De Giorgi è diventato ct dopo le Olimpiadi di Tokyo. Ha avuto 20 giorni, sei allenamenti e due amichevoli, per costruire la sua Nazionale per l’Europeo. “Mi sono chiesto: faccio una scelta comoda e continuo con chi è stato ai Giochi o vado con il cambio generazionale? Ho fatto la scelta meno comoda, ma più utile per il futuro. Mi sono detto: se in giro ci sono dei giovani bravi qualcuno deve dar loro l’opportunità. Non nego che mi ha ispirato e stimolato Mancini. Aveva portato in Nazionale gente che non avevo mai sentito. Aveva avuto fiducia nei giovani andando a cercarli. Ho fatto lo stesso. Ho studiato, cercato e trovato giovani con grandi potenzialità. E alla fine ho trasmesso un messaggio: ho rimesso al centro il valore della maglia azzurra. Se non senti energia, orgoglio e responsabilità quando indossi quella maglia significa che qualcosa non va”. Lunedì al Coni si troverà fianco a fianco con Mancini, Pozzecco e Campagna, i ct di calcio, basket e pallanuoto, tutti ex giocatori come lui.

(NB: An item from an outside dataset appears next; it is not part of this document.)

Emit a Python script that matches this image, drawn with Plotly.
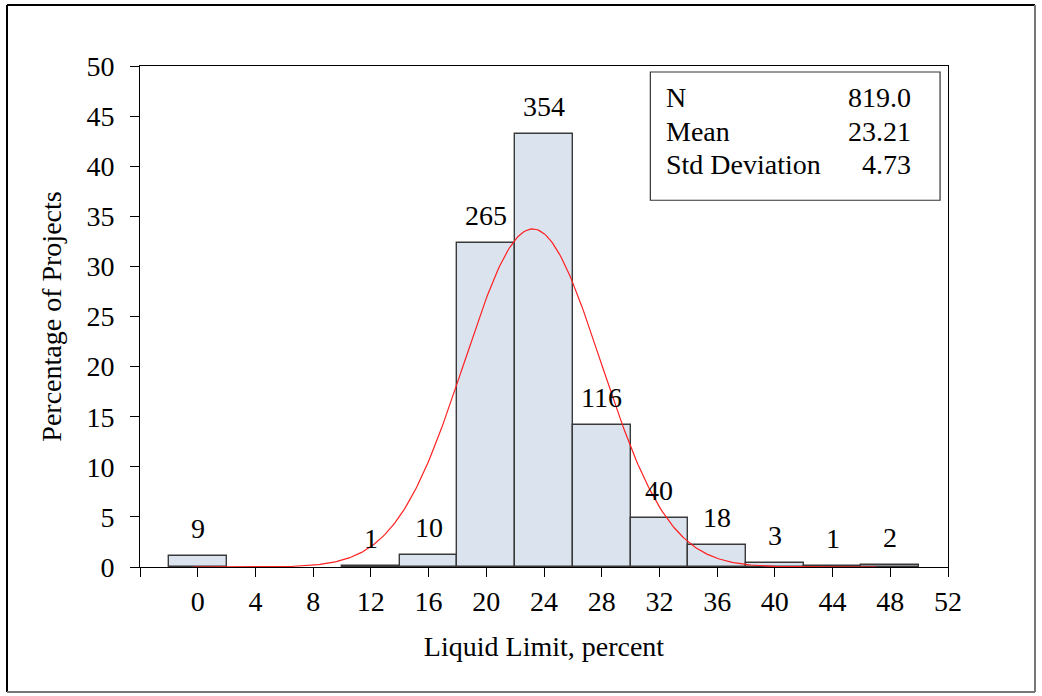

Il convegno, promosso dalla federbasket di Gianni Petrucci, si intitola “Allenare azzurro” (ore 11.30, diretta sul canale twitch della Fip Italbasketofficial) “Una bella idea – aggiunge – Sarebbe importante organizzare un paio d’incontri all’anno per scambiare idee, opinioni, esperienze tra i ct degli sport di squadra”. Oggi l’Italia del volley è campione d’Europa e campione del mondo con una Nazionale che ha 23,8 anni di media. “Il risultato è importante, ma crescere e migliorare deve essere il nostro mantra e questi ragazzi hanno ancora un margine di crescita enorme”. Le Olimpiadi, vera bestia nera del nostro volley, sono già là all’orizzonte.